* EXERCISE GOAL:
Go through the records from the first line and retype each one exactly, stopping once the line with "from matplotlib.patches import Rectangle" is done. Pictures are left out.

* MATERIAL:

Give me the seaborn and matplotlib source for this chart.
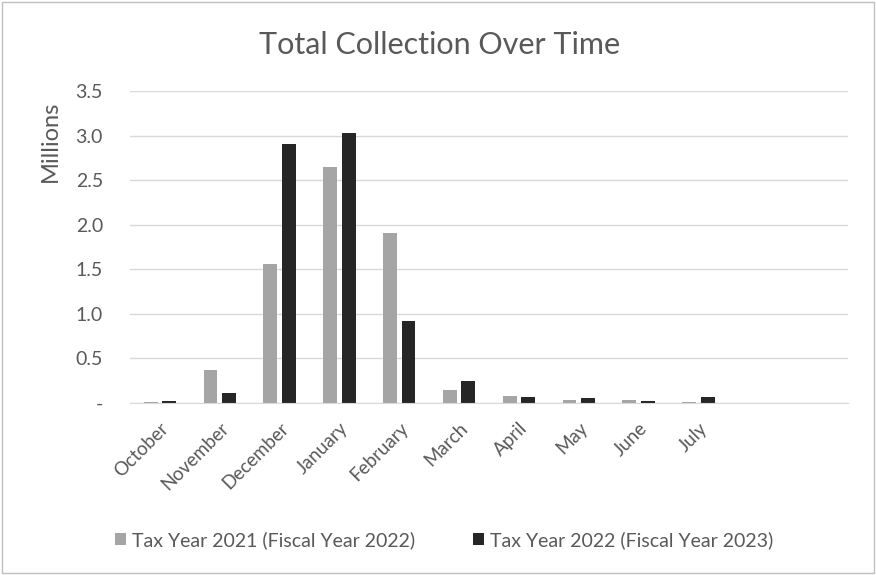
import pandas as pd
import numpy as np
import matplotlib
matplotlib.use('Agg')
import matplotlib.pyplot as plt
import seaborn as sns
from matplotlib.patches import Rectangle

# Data (values in millions)
months = ['October', 'November', 'December', 'January', 'February', 'March',
          'April', 'May', 'June', 'July', ' ', '  ']
ty2021 = [0.01, 0.37, 1.56, 2.65, 1.91, 0.15, 0.08, 0.03, 0.03, 0.01, 0, 0]
ty2022 = [0.02, 0.11, 2.90, 3.03, 0.92, 0.25, 0.07, 0.06, 0.02, 0.07, 0, 0]
series_names = ['Tax Year 2021 (Fiscal Year 2022)', 'Tax Year 2022 (Fiscal Year 2023)']
yticks = [0, 0.5, 1.0, 1.5, 2.0, 2.5, 3.0, 3.5]
ytick_labels = ['-', '0.5', '1.0', '1.5', '2.0', '2.5', '3.0', '3.5']

df = pd.DataFrame({
    'Month': months * 2,
    'Value': ty2021 + ty2022,
    'Series': [series_names[0]] * len(months) + [series_names[1]] * len(months),
})

sns.set_style("white")
plt.rcParams['font.family'] = ['Lato', 'DejaVu Sans']

text_color = '#595959'
grid_color = '#D9D9D9'
colors = ['#A5A5A5', '#262626']

fig = plt.figure(figsize=(8.76, 5.75), dpi=100)
ax = fig.add_axes([130 / 876, 1 - 403 / 575, (848 - 130) / 876, (403 - 91) / 575])

sns.barplot(data=df, x='Month', y='Value', hue='Series', order=months,
            palette=colors, width=0.62, gap=0.25, ax=ax, legend=True,
            edgecolor='none')

ax.set_ylim(0, 3.5)
ax.set_yticks(yticks)
ax.set_yticklabels(ytick_labels, color=text_color, fontsize=14)
ax.yaxis.grid(True, color=grid_color, linewidth=1)
ax.set_axisbelow(True)
ax.set_xlim(-0.5, len(months) - 0.5)
ax.tick_params(axis='both', length=0)
ax.tick_params(axis='y', pad=19.5)
ax.tick_params(axis='x', pad=12)
ax.set_xticks(range(len(months)))
ax.set_xticklabels(months, rotation=45, ha='right', rotation_mode='anchor',
                   color=text_color, fontsize=13.5)
ax.set_xlabel('')
ax.set_ylabel('')
for s in ['top', 'right', 'left']:
    ax.spines[s].set_visible(False)
ax.spines['bottom'].set_color(grid_color)

fig.text(50 / 876, 1 - 141 / 575, 'Millions', rotation=90, ha='center', va='center',
         color=text_color, fontsize=17)
fig.text(440 / 876, 1 - 45 / 575, 'Total Collection Over Time', ha='center', va='center',
         color=text_color, fontsize=22)

handles, labels = ax.get_legend_handles_labels()
ax.legend_.remove()
fig.legend(handles, labels, loc='center', bbox_to_anchor=(444 / 876, 1 - 540 / 575),
           ncol=2, frameon=False, fontsize=14, labelcolor=text_color,
           handlelength=0.55, handleheight=0.55, handletextpad=0.3, columnspacing=3.0)

fig.patches.append(Rectangle((0.002, 0.003), 0.996, 0.994, transform=fig.transFigure,
                             fill=False, edgecolor='#BFBFBF', linewidth=1))

plt.savefig('out.png', dpi=100)
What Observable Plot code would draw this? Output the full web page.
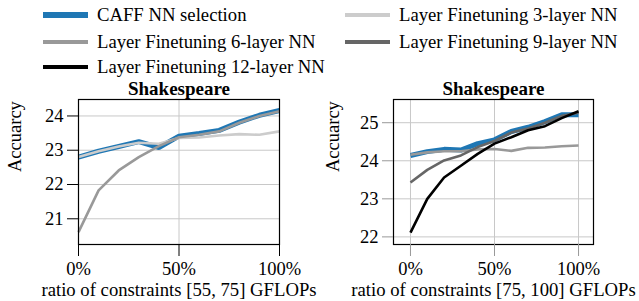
<!DOCTYPE html>
<html><head><meta charset="utf-8">
<script src="https://cdn.jsdelivr.net/npm/d3@7"></script>
<script src="https://cdn.jsdelivr.net/npm/@observablehq/plot@0.6"></script>
<style>
body{margin:0;background:#fff;font-family:"Liberation Serif","Times New Roman",Times,serif;}
#wrap{position:relative;width:639px;height:301px;overflow:hidden;background:#fff;}
.item{position:absolute;height:20px;}
.sw{position:absolute;left:0;width:45px;}
.lt{position:absolute;left:54px;top:0;font-size:18.7px;line-height:20px;white-space:nowrap;color:#000;}
.panel{position:absolute;top:75px;}
</style></head><body><div id="wrap"></div>
<script>
// ---- data ----
const ratios = [0, 0.1, 0.2, 0.3, 0.4, 0.5, 0.6, 0.7, 0.8, 0.9, 1.0];
const xTicks = [0, 0.5, 1];
const seriesNames = ["CAFF NN selection", "Layer Finetuning 3-layer NN", "Layer Finetuning 6-layer NN", "Layer Finetuning 9-layer NN", "Layer Finetuning 12-layer NN"];
const seriesColors = ["#1f77b4", "#cccccc", "#999999", "#666666", "#000000"];

const leftTitle = "Shakespeare";
const leftXLabel = "ratio of constraints [55, 75] GFLOPs";
const leftYTicks = [21, 22, 23, 24];
const leftCaff = [22.80, 22.97, 23.11, 23.25, 23.08, 23.41, 23.49, 23.58, 23.82, 24.02, 24.16];
const leftL3   = [22.80, 22.97, 23.11, 23.22, 23.19, 23.36, 23.37, 23.43, 23.47, 23.45, 23.55];
const leftL6   = [20.61, 21.83, 22.41, 22.80, 23.12, 23.38, 23.45, 23.55, 23.80, 24.00, 24.14];

const rightTitle = "Shakespeare";
const rightXLabel = "ratio of constraints [75, 100] GFLOPs";
const rightYTicks = [22, 23, 24, 25];
const rightCaff = [24.14, 24.24, 24.30, 24.28, 24.45, 24.55, 24.77, 24.88, 25.03, 25.21, 25.21];
const rightL6   = [24.16, 24.22, 24.25, 24.25, 24.30, 24.31, 24.26, 24.34, 24.35, 24.38, 24.40];
const rightL9   = [23.43, 23.76, 24.01, 24.14, 24.36, 24.52, 24.74, 24.85, 25.00, 25.18, 25.26];
const rightL12  = [22.11, 23.00, 23.56, 23.87, 24.18, 24.45, 24.62, 24.80, 24.91, 25.12, 25.30];

const yLabel = "Accuarcy";
const FONT = '"Liberation Serif","Times New Roman",Times,serif';

// ---- build ----
const wrap = document.getElementById("wrap");
const legendLayout = [
  {i: 0, x: 43, y: 5}, {i: 1, x: 345, y: 5},
  {i: 2, x: 43, y: 32}, {i: 3, x: 345, y: 32},
  {i: 4, x: 43, y: 57}
];
for (const L of legendLayout) {
  const it = document.createElement("div");
  it.className = "item";
  it.style.left = L.x + "px"; it.style.top = L.y + "px";
  const sw = document.createElement("div");
  sw.className = "sw";
  const h = L.i === 0 ? 6 : 3.5;
  sw.style.height = h + "px"; sw.style.top = (10 - h / 2) + "px";
  sw.style.background = seriesColors[L.i];
  const t = document.createElement("div");
  t.className = "lt"; t.textContent = seriesNames[L.i];
  t.style.fontFamily = FONT;
  it.appendChild(sw); it.appendChild(t);
  wrap.appendChild(it);
}

function toRows(vals, s) { return vals.map((v, k) => ({x: ratios[k], y: v, s})); }

function panel({series, yDomain, yTicks, xDomain, marginLeft, marginRight, width, title, xlabel, tickColor, labelDx}) {
  const marks = [
    Plot.gridX(xTicks, {stroke: "#c8c8c8", strokeOpacity: 1}),
    Plot.gridY(yTicks, {stroke: "#c8c8c8", strokeOpacity: 1}),
  ];
  for (const [vals, idx] of series) {
    marks.push(Plot.line(toRows(vals, idx), {x: "x", y: "y", stroke: seriesColors[idx], strokeWidth: idx === 0 ? 5 : 2.6, strokeLinejoin: "miter", strokeLinecap: "butt"}));
  }
  marks.push(
    Plot.frame({stroke: "black", strokeWidth: 1.2}),
    Plot.axisX(xTicks, {tickFormat: d => `${Math.round(d * 100)}%`, tickSize: 12, tickPadding: 5, label: null, stroke: tickColor, fill: "black", fontSize: 18.5}),
    Plot.axisY(yTicks, {tickSize: 11, tickPadding: 4, label: null, stroke: tickColor, fill: "black", fontSize: 18.5}),
    Plot.text([title], {frameAnchor: "top", dy: -11, lineAnchor: "middle", fontWeight: "bold", fontSize: 19, fill: "black"}),
    Plot.text([xlabel], {frameAnchor: "bottom", dy: 46, lineAnchor: "middle", fontSize: 18.7, fill: "black"}),
    Plot.text([yLabel], {frameAnchor: "left", dx: labelDx, rotate: -90, lineAnchor: "middle", fontSize: 18.5, fill: "black"})
  );
  return Plot.plot({
    width, height: 226, marginLeft, marginRight, marginTop: 24, marginBottom: 57,
    style: {fontFamily: FONT, fontSize: "18px", background: "transparent", color: "black", overflow: "visible"},
    x: {domain: xDomain},
    y: {domain: yDomain},
    marks
  });
}

const left = panel({
  series: [[leftCaff, 0], [leftL3, 1], [leftL6, 2]],
  yDomain: [20.25, 24.48], yTicks: leftYTicks, xDomain: [0, 1],
  marginLeft: 78, marginRight: 41, width: 320,
  title: leftTitle, xlabel: leftXLabel, tickColor: "black", labelDx: -63
});
left.classList.add("panel"); left.style.left = "0px";
wrap.appendChild(left);

const right = panel({
  series: [[rightCaff, 0], [rightL6, 2], [rightL9, 3], [rightL12, 4]],
  yDomain: [21.8, 25.61], yTicks: rightYTicks, xDomain: [-0.101, 1.089],
  marginLeft: 73, marginRight: 46, width: 319,
  title: rightTitle, xlabel: rightXLabel, tickColor: "#999", labelDx: -60
});
right.classList.add("panel"); right.style.left = "320px";
wrap.appendChild(right);
</script>
</body></html>
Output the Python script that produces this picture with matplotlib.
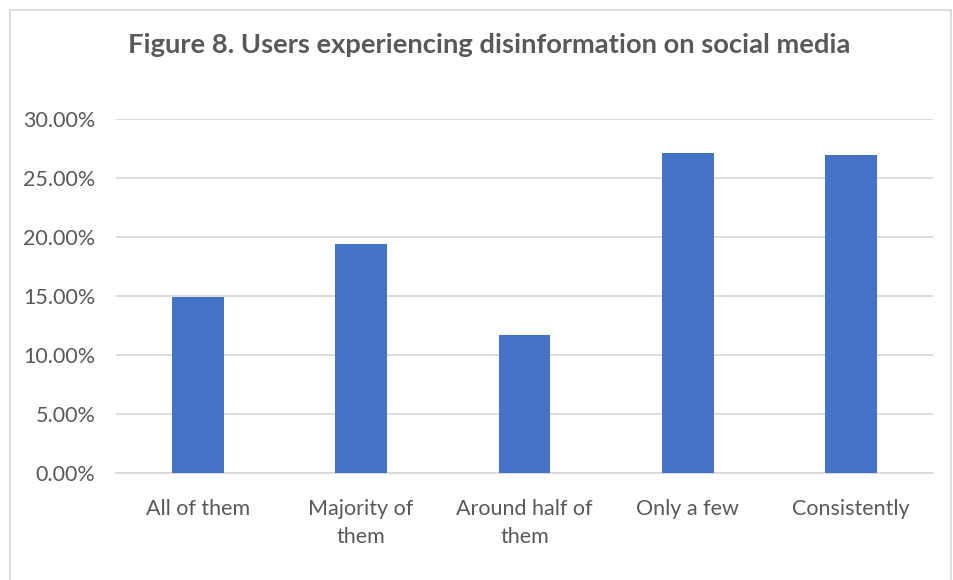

* WRITTEN ANSWER:
Give me the seaborn and matplotlib source for this chart.
import pandas as pd
import numpy as np
import matplotlib
matplotlib.use('Agg')
import matplotlib.pyplot as plt
import seaborn as sns
from matplotlib.patches import Rectangle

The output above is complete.